SUPPLIED INFORMATION »
● ● ● ●

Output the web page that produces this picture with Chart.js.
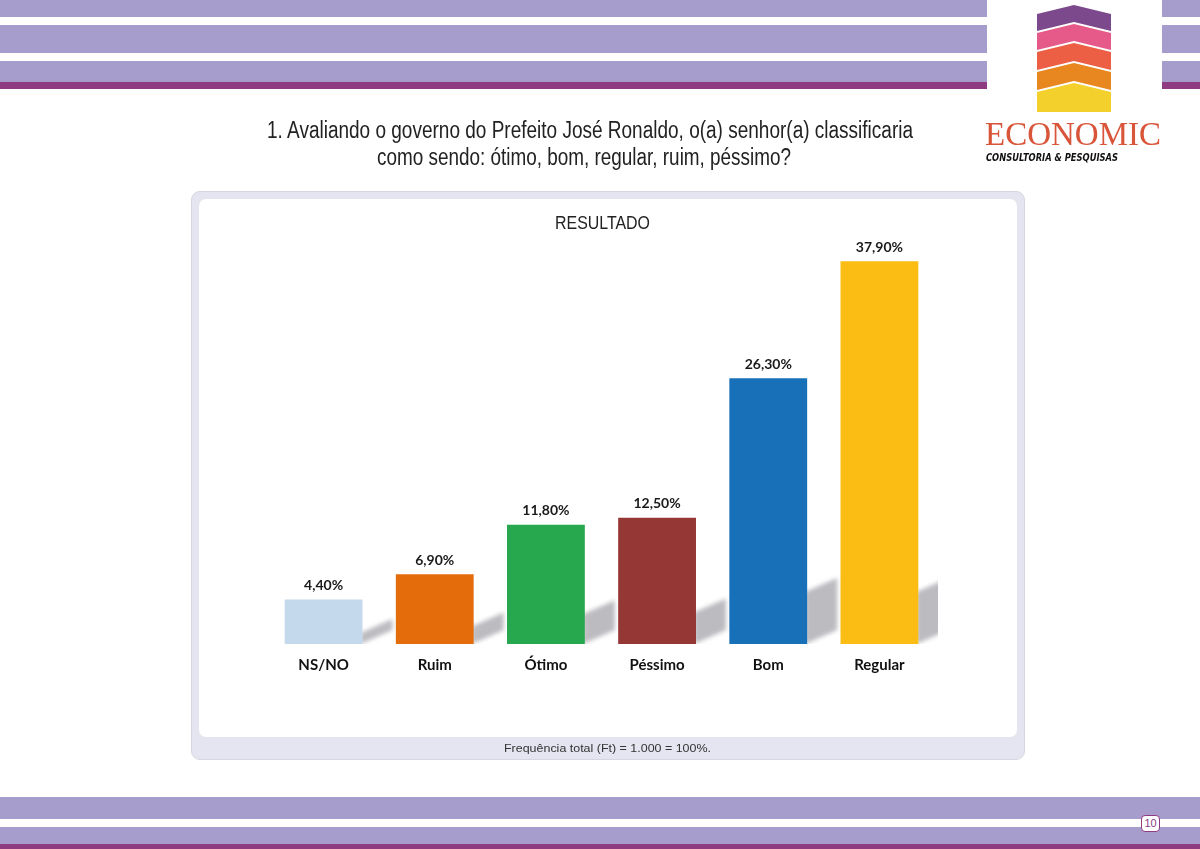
<!DOCTYPE html>
<html>
<head>
<meta charset="utf-8">
<script src="https://cdn.jsdelivr.net/npm/chart.js@4"></script>
<style>
  html, body { margin: 0; padding: 0; background: #fff; }
  #page { position: relative; width: 1200px; height: 849px; overflow: hidden; background: #fff; }
  .band { position: absolute; }
  .lav { background: #a69dcc; }
  .pur { background: #8e3b82; }
  #painel { position: absolute; left: 191px; top: 191px; width: 832px; height: 567px;
    background: #e5e5f1; border: 1px solid #d6d6e2; border-radius: 9px; }
  #branco { position: absolute; left: 199px; top: 199px; width: 818px; height: 538px;
    background: #fff; border-radius: 7px; }
  #pagina { position: absolute; left: 1141px; top: 815px; width: 17px; height: 15px; background: #fff;
    border: 1px solid #8e3b82; border-radius: 4px; text-align: center; font-family: "Liberation Sans", sans-serif;
    font-size: 11px; line-height: 15px; color: #8e3b82; }
  #grafico { position: absolute; left: 200px; top: 200px; }
  svg.txt { position: absolute; left: 0; top: 0; }
</style>
</head>
<body>
<div id="page">
  <!-- faixas superiores -->
  <div class="band lav" style="left:0;top:0;width:987px;height:17px"></div>
  <div class="band lav" style="left:0;top:25px;width:987px;height:28px"></div>
  <div class="band lav" style="left:0;top:61px;width:987px;height:21px"></div>
  <div class="band pur" style="left:0;top:82px;width:987px;height:7px"></div>
  <div class="band lav" style="left:1162px;top:0;width:38px;height:17px"></div>
  <div class="band lav" style="left:1162px;top:25px;width:38px;height:28px"></div>
  <div class="band lav" style="left:1162px;top:61px;width:38px;height:21px"></div>
  <div class="band pur" style="left:1162px;top:82px;width:38px;height:7px"></div>

  <div id="painel"></div>
  <div id="branco"></div>
  <canvas id="grafico" width="817" height="537"></canvas>

  <!-- logo e textos -->
  <svg class="txt" width="1200" height="849">
    <polygon points="1037,14 1074,5 1111,14 1111,31 1074,22 1037,31" fill="#7c4a8c"/>
    <polygon points="1037,33 1074,24 1111,33 1111,50 1074,41 1037,50" fill="#e65a8a"/>
    <polygon points="1037,52 1074,43 1111,52 1111,70 1074,61 1037,70" fill="#ec5f45"/>
    <polygon points="1037,72 1074,63 1111,72 1111,90 1074,81 1037,90" fill="#e8861f"/>
    <polygon points="1037,92 1074,83 1111,92 1111,112 1037,112" fill="#f4d02c"/>
    <text x="985" y="145" font-family="Liberation Serif, serif" font-size="34" fill="#d9553a"
      textLength="176" lengthAdjust="spacingAndGlyphs">ECONOMIC</text>
    <text x="986" y="161" font-family="DejaVu Sans, sans-serif" font-size="10" font-style="italic"
      font-weight="bold" fill="#111" textLength="132" lengthAdjust="spacingAndGlyphs">CONSULTORIA &amp; PESQUISAS</text>

    <text x="267" y="138" font-family="Liberation Sans, sans-serif" font-size="23" fill="#222"
      textLength="646" lengthAdjust="spacingAndGlyphs">1. Avaliando o governo do Prefeito José Ronaldo, o(a) senhor(a) classificaria</text>
    <text x="377" y="165" font-family="Liberation Sans, sans-serif" font-size="23" fill="#222"
      textLength="414" lengthAdjust="spacingAndGlyphs">como sendo: ótimo, bom, regular, ruim, péssimo?</text>
    <text x="555" y="229" font-family="Liberation Sans, sans-serif" font-size="18" fill="#222"
      textLength="95" lengthAdjust="spacingAndGlyphs">RESULTADO</text>
    <text x="504" y="752" font-family="Liberation Sans, sans-serif" font-size="11" fill="#333"
      textLength="207" lengthAdjust="spacingAndGlyphs">Frequência total (Ft) = 1.000 = 100%.</text>
  </svg>

  <!-- faixas inferiores -->
  <div class="band lav" style="left:0;top:797px;width:1200px;height:22px"></div>
  <div class="band lav" style="left:0;top:827px;width:1200px;height:17px"></div>
  <div class="band pur" style="left:0;top:844px;width:1200px;height:5px"></div>
  <div id="pagina">10</div>
</div>

<script>
var categorias = ['NS/NO', 'Ruim', 'Ótimo', 'Péssimo', 'Bom', 'Regular'];
var valores = [4.4, 6.9, 11.8, 12.5, 26.3, 37.9];
var rotulos = ['4,40%', '6,90%', '11,80%', '12,50%', '26,30%', '37,90%'];
var cores = ['#c5d9ec', '#e46c0a', '#27a84f', '#953735', '#1770b8', '#fbbd13'];

// sombra cinza atras de cada barra
var sombras = {
  id: 'sombras',
  beforeDatasetsDraw: function (chart) {
    var ctx = chart.ctx;
    var area = chart.chartArea;
    var meta = chart.getDatasetMeta(0);
    ctx.save();
    ctx.beginPath();
    ctx.rect(area.left, area.top - 20, area.right - area.left + 3, area.bottom - area.top + 20);
    ctx.clip();
    ctx.filter = 'blur(2px)';
    ctx.fillStyle = 'rgba(170,170,176,0.8)';
    meta.data.forEach(function (bar) {
      var dir = bar.x + bar.width / 2;
      var h = Math.min((bar.base - bar.y) * 0.25, 52);
      ctx.beginPath();
      ctx.moveTo(dir - 2, bar.base);
      ctx.lineTo(dir + 30, bar.base - 14);
      ctx.lineTo(dir + 30, bar.base - 14 - h);
      ctx.lineTo(dir - 2, bar.base - h);
      ctx.closePath();
      ctx.fill();
    });
    ctx.restore();
  }
};

// valores em cima das barras
var valoresTopo = {
  id: 'valoresTopo',
  afterDatasetsDraw: function (chart) {
    var ctx = chart.ctx;
    var meta = chart.getDatasetMeta(0);
    ctx.save();
    ctx.font = 'bold 14px Lato, sans-serif';
    ctx.fillStyle = '#1a1a1a';
    ctx.textAlign = 'center';
    ctx.textBaseline = 'bottom';
    meta.data.forEach(function (bar, i) {
      ctx.fillText(rotulos[i], bar.x, bar.y - 7);
    });
    ctx.restore();
  }
};

var ctx = document.getElementById('grafico').getContext('2d');
var grafico = new Chart(ctx, {
  type: 'bar',
  data: {
    labels: categorias,
    datasets: [{
      data: valores,
      backgroundColor: cores,
      borderWidth: 0,
      categoryPercentage: 1,
      barPercentage: 0.7
    }]
  },
  options: {
    responsive: false,
    animation: false,
    layout: { padding: { left: 68, right: 82, top: 40, bottom: 51 } },
    plugins: { legend: { display: false }, tooltip: { enabled: false } },
    scales: {
      y: { display: false, min: 0, max: 40 },
      x: {
        grid: { display: false, drawTicks: false },
        border: { display: false },
        ticks: { color: '#111', padding: 12, font: { family: 'Lato, sans-serif', weight: 'bold', size: 15 } }
      }
    }
  },
  plugins: [sombras, valoresTopo]
});
</script>
</body>
</html>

● ● ● ●

AIM OF THE TASK »
Skipping the pictures, transcribe each line above exactly as it appears.

COMPLETE ANSWER »
Output the web page that produces this picture with Chart.js.
<!DOCTYPE html>
<html>
<head>
<meta charset="utf-8">
<script src="https://cdn.jsdelivr.net/npm/chart.js@4"></script>
<style>
  html, body { margin: 0; padding: 0; background: #fff; }
  #page { position: relative; width: 1200px; height: 849px; overflow: hidden; background: #fff; }
  .band { position: absolute; }
  .lav { background: #a69dcc; }
  .pur { background: #8e3b82; }
  #painel { position: absolute; left: 191px; top: 191px; width: 832px; height: 567px;
    background: #e5e5f1; border: 1px solid #d6d6e2; border-radius: 9px; }
  #branco { position: absolute; left: 199px; top: 199px; width: 818px; height: 538px;
    background: #fff; border-radius: 7px; }
  #pagina { position: absolute; left: 1141px; top: 815px; width: 17px; height: 15px; background: #fff;
    border: 1px solid #8e3b82; border-radius: 4px; text-align: center; font-family: "Liberation Sans", sans-serif;
    font-size: 11px; line-height: 15px; color: #8e3b82; }
  #grafico { position: absolute; left: 200px; top: 200px; }
  svg.txt { position: absolute; left: 0; top: 0; }
</style>
</head>
<body>
<div id="page">
  <!-- faixas superiores -->
  <div class="band lav" style="left:0;top:0;width:987px;height:17px"></div>
  <div class="band lav" style="left:0;top:25px;width:987px;height:28px"></div>
  <div class="band lav" style="left:0;top:61px;width:987px;height:21px"></div>
  <div class="band pur" style="left:0;top:82px;width:987px;height:7px"></div>
  <div class="band lav" style="left:1162px;top:0;width:38px;height:17px"></div>
  <div class="band lav" style="left:1162px;top:25px;width:38px;height:28px"></div>
  <div class="band lav" style="left:1162px;top:61px;width:38px;height:21px"></div>
  <div class="band pur" style="left:1162px;top:82px;width:38px;height:7px"></div>

  <div id="painel"></div>
  <div id="branco"></div>
  <canvas id="grafico" width="817" height="537"></canvas>

  <!-- logo e textos -->
  <svg class="txt" width="1200" height="849">
    <polygon points="1037,14 1074,5 1111,14 1111,31 1074,22 1037,31" fill="#7c4a8c"/>
    <polygon points="1037,33 1074,24 1111,33 1111,50 1074,41 1037,50" fill="#e65a8a"/>
    <polygon points="1037,52 1074,43 1111,52 1111,70 1074,61 1037,70" fill="#ec5f45"/>
    <polygon points="1037,72 1074,63 1111,72 1111,90 1074,81 1037,90" fill="#e8861f"/>
    <polygon points="1037,92 1074,83 1111,92 1111,112 1037,112" fill="#f4d02c"/>
    <text x="985" y="145" font-family="Liberation Serif, serif" font-size="34" fill="#d9553a"
      textLength="176" lengthAdjust="spacingAndGlyphs">ECONOMIC</text>
    <text x="986" y="161" font-family="DejaVu Sans, sans-serif" font-size="10" font-style="italic"
      font-weight="bold" fill="#111" textLength="132" lengthAdjust="spacingAndGlyphs">CONSULTORIA &amp; PESQUISAS</text>

    <text x="267" y="138" font-family="Liberation Sans, sans-serif" font-size="23" fill="#222"
      textLength="646" lengthAdjust="spacingAndGlyphs">1. Avaliando o governo do Prefeito José Ronaldo, o(a) senhor(a) classificaria</text>
    <text x="377" y="165" font-family="Liberation Sans, sans-serif" font-size="23" fill="#222"
      textLength="414" lengthAdjust="spacingAndGlyphs">como sendo: ótimo, bom, regular, ruim, péssimo?</text>
    <text x="555" y="229" font-family="Liberation Sans, sans-serif" font-size="18" fill="#222"
      textLength="95" lengthAdjust="spacingAndGlyphs">RESULTADO</text>
    <text x="504" y="752" font-family="Liberation Sans, sans-serif" font-size="11" fill="#333"
      textLength="207" lengthAdjust="spacingAndGlyphs">Frequência total (Ft) = 1.000 = 100%.</text>
  </svg>

  <!-- faixas inferiores -->
  <div class="band lav" style="left:0;top:797px;width:1200px;height:22px"></div>
  <div class="band lav" style="left:0;top:827px;width:1200px;height:17px"></div>
  <div class="band pur" style="left:0;top:844px;width:1200px;height:5px"></div>
  <div id="pagina">10</div>
</div>

<script>
var categorias = ['NS/NO', 'Ruim', 'Ótimo', 'Péssimo', 'Bom', 'Regular'];
var valores = [4.4, 6.9, 11.8, 12.5, 26.3, 37.9];
var rotulos = ['4,40%', '6,90%', '11,80%', '12,50%', '26,30%', '37,90%'];
var cores = ['#c5d9ec', '#e46c0a', '#27a84f', '#953735', '#1770b8', '#fbbd13'];

// sombra cinza atras de cada barra
var sombras = {
  id: 'sombras',
  beforeDatasetsDraw: function (chart) {
    var ctx = chart.ctx;
    var area = chart.chartArea;
    var meta = chart.getDatasetMeta(0);
    ctx.save();
    ctx.beginPath();
    ctx.rect(area.left, area.top - 20, area.right - area.left + 3, area.bottom - area.top + 20);
    ctx.clip();
    ctx.filter = 'blur(2px)';
    ctx.fillStyle = 'rgba(170,170,176,0.8)';
    meta.data.forEach(function (bar) {
      var dir = bar.x + bar.width / 2;
      var h = Math.min((bar.base - bar.y) * 0.25, 52);
      ctx.beginPath();
      ctx.moveTo(dir - 2, bar.base);
      ctx.lineTo(dir + 30, bar.base - 14);
      ctx.lineTo(dir + 30, bar.base - 14 - h);
      ctx.lineTo(dir - 2, bar.base - h);
      ctx.closePath();
      ctx.fill();
    });
    ctx.restore();
  }
};

// valores em cima das barras
var valoresTopo = {
  id: 'valoresTopo',
  afterDatasetsDraw: function (chart) {
    var ctx = chart.ctx;
    var meta = chart.getDatasetMeta(0);
    ctx.save();
    ctx.font = 'bold 14px Lato, sans-serif';
    ctx.fillStyle = '#1a1a1a';
    ctx.textAlign = 'center';
    ctx.textBaseline = 'bottom';
    meta.data.forEach(function (bar, i) {
      ctx.fillText(rotulos[i], bar.x, bar.y - 7);
    });
    ctx.restore();
  }
};

var ctx = document.getElementById('grafico').getContext('2d');
var grafico = new Chart(ctx, {
  type: 'bar',
  data: {
    labels: categorias,
    datasets: [{
      data: valores,
      backgroundColor: cores,
      borderWidth: 0,
      categoryPercentage: 1,
      barPercentage: 0.7
    }]
  },
  options: {
    responsive: false,
    animation: false,
    layout: { padding: { left: 68, right: 82, top: 40, bottom: 51 } },
    plugins: { legend: { display: false }, tooltip: { enabled: false } },
    scales: {
      y: { display: false, min: 0, max: 40 },
      x: {
        grid: { display: false, drawTicks: false },
        border: { display: false },
        ticks: { color: '#111', padding: 12, font: { family: 'Lato, sans-serif', weight: 'bold', size: 15 } }
      }
    }
  },
  plugins: [sombras, valoresTopo]
});
</script>
</body>
</html>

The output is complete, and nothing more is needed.